# Recorded data:
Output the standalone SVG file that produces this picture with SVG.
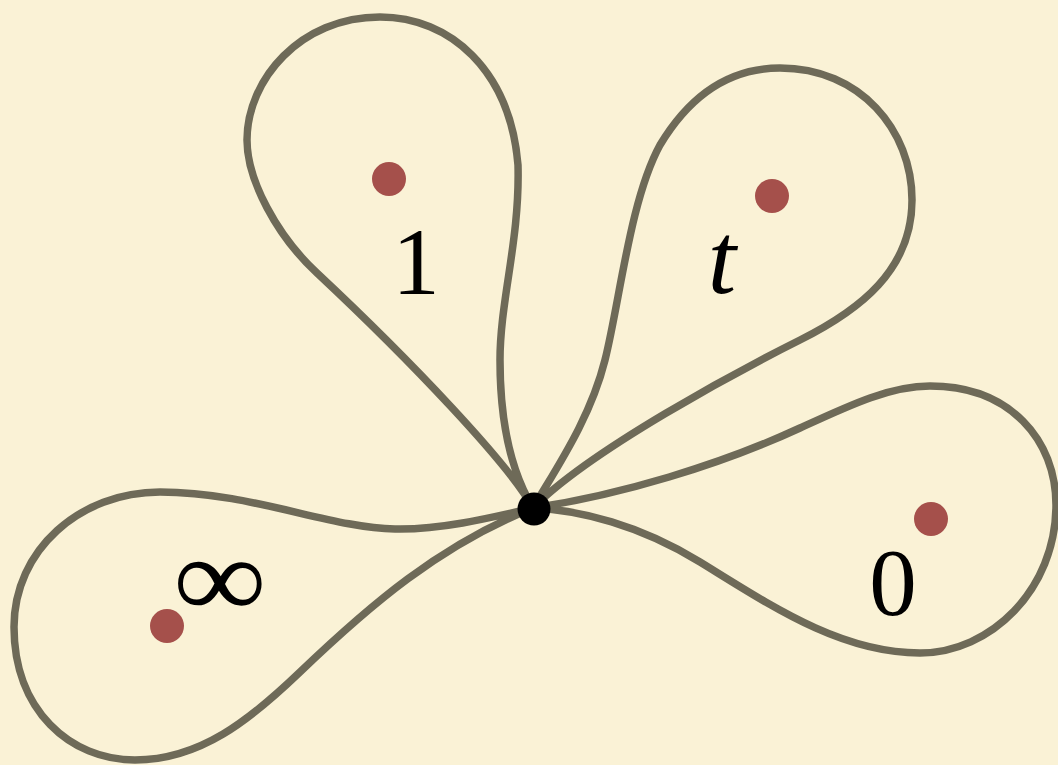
<svg xmlns="http://www.w3.org/2000/svg" width="1058" height="765" viewBox="0 0 1058 765">
<style>
.loop{fill:none;stroke:#6e6a58;stroke-width:7.5;stroke-linejoin:round}
.pt{fill:#a5504b}
.lbl{font-family:"Liberation Serif","Times New Roman",serif;font-size:95px;fill:#000;text-anchor:middle}
.it{font-style:italic;font-size:102px}
</style>
<rect width="1058" height="765" fill="#faf2d6"/>
<g id="connectors">
<path id="loop-1" class="loop" d="M533 508 C510 465 410 360 317 273 C277 236 247 180 247 140 C247 80 300 17 380 17 C450 17 510 70 518 165 C520 240 500 300 500 360 C500 420 510 470 533 508"/>
<path id="loop-t" class="loop" d="M533 508 C555 470 590 420 605 360 C620 300 630 200 660 145 C690 95 730 68 780 68 C860 68 912 130 912 200 C912 270 860 310 800 340 C740 370 590 450 533 508"/>
<path id="loop-0" class="loop" d="M533 508 C620 495 720 465 800 428 C850 405 890 386 930 386 C1010 386 1056 440 1056 505 C1056 590 990 653 920 653 C840 653 770 605 700 562 C640 525 580 510 533 508"/>
<path id="loop-inf" class="loop" d="M533 508 C490 518 440 530 395 529 C330 528 250 492 160 492 C80 492 14 550 14 627 C14 710 70 760 135 760 C200 760 250 720 300 672 C370 605 440 545 533 508"/>
</g>
<g id="node-base"><circle cx="534" cy="509" r="16.5" fill="#000"/></g>
<g id="node-1"><circle class="pt" cx="389" cy="179" r="17"/><text class="lbl" x="416" y="294">1</text></g>
<g id="node-t"><circle class="pt" cx="772" cy="196" r="17"/><text class="lbl it" x="722" y="293">t</text></g>
<g id="node-0"><circle class="pt" cx="931" cy="519" r="17"/><text class="lbl" x="893" y="615">0</text></g>
<g id="node-inf"><circle class="pt" cx="167" cy="626" r="17"/><text class="lbl" transform="translate(220 617) scale(1.14 1)" x="0" y="0" style="font-size:115px">∞</text></g>
</svg>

# Task details:
Output the material word for word, omitting its pictures.

# Exercise answer:
Output the standalone SVG file that produces this picture with SVG.
<svg xmlns="http://www.w3.org/2000/svg" width="1058" height="765" viewBox="0 0 1058 765">
<style>
.loop{fill:none;stroke:#6e6a58;stroke-width:7.5;stroke-linejoin:round}
.pt{fill:#a5504b}
.lbl{font-family:"Liberation Serif","Times New Roman",serif;font-size:95px;fill:#000;text-anchor:middle}
.it{font-style:italic;font-size:102px}
</style>
<rect width="1058" height="765" fill="#faf2d6"/>
<g id="connectors">
<path id="loop-1" class="loop" d="M533 508 C510 465 410 360 317 273 C277 236 247 180 247 140 C247 80 300 17 380 17 C450 17 510 70 518 165 C520 240 500 300 500 360 C500 420 510 470 533 508"/>
<path id="loop-t" class="loop" d="M533 508 C555 470 590 420 605 360 C620 300 630 200 660 145 C690 95 730 68 780 68 C860 68 912 130 912 200 C912 270 860 310 800 340 C740 370 590 450 533 508"/>
<path id="loop-0" class="loop" d="M533 508 C620 495 720 465 800 428 C850 405 890 386 930 386 C1010 386 1056 440 1056 505 C1056 590 990 653 920 653 C840 653 770 605 700 562 C640 525 580 510 533 508"/>
<path id="loop-inf" class="loop" d="M533 508 C490 518 440 530 395 529 C330 528 250 492 160 492 C80 492 14 550 14 627 C14 710 70 760 135 760 C200 760 250 720 300 672 C370 605 440 545 533 508"/>
</g>
<g id="node-base"><circle cx="534" cy="509" r="16.5" fill="#000"/></g>
<g id="node-1"><circle class="pt" cx="389" cy="179" r="17"/><text class="lbl" x="416" y="294">1</text></g>
<g id="node-t"><circle class="pt" cx="772" cy="196" r="17"/><text class="lbl it" x="722" y="293">t</text></g>
<g id="node-0"><circle class="pt" cx="931" cy="519" r="17"/><text class="lbl" x="893" y="615">0</text></g>
<g id="node-inf"><circle class="pt" cx="167" cy="626" r="17"/><text class="lbl" transform="translate(220 617) scale(1.14 1)" x="0" y="0" style="font-size:115px">∞</text></g>
</svg>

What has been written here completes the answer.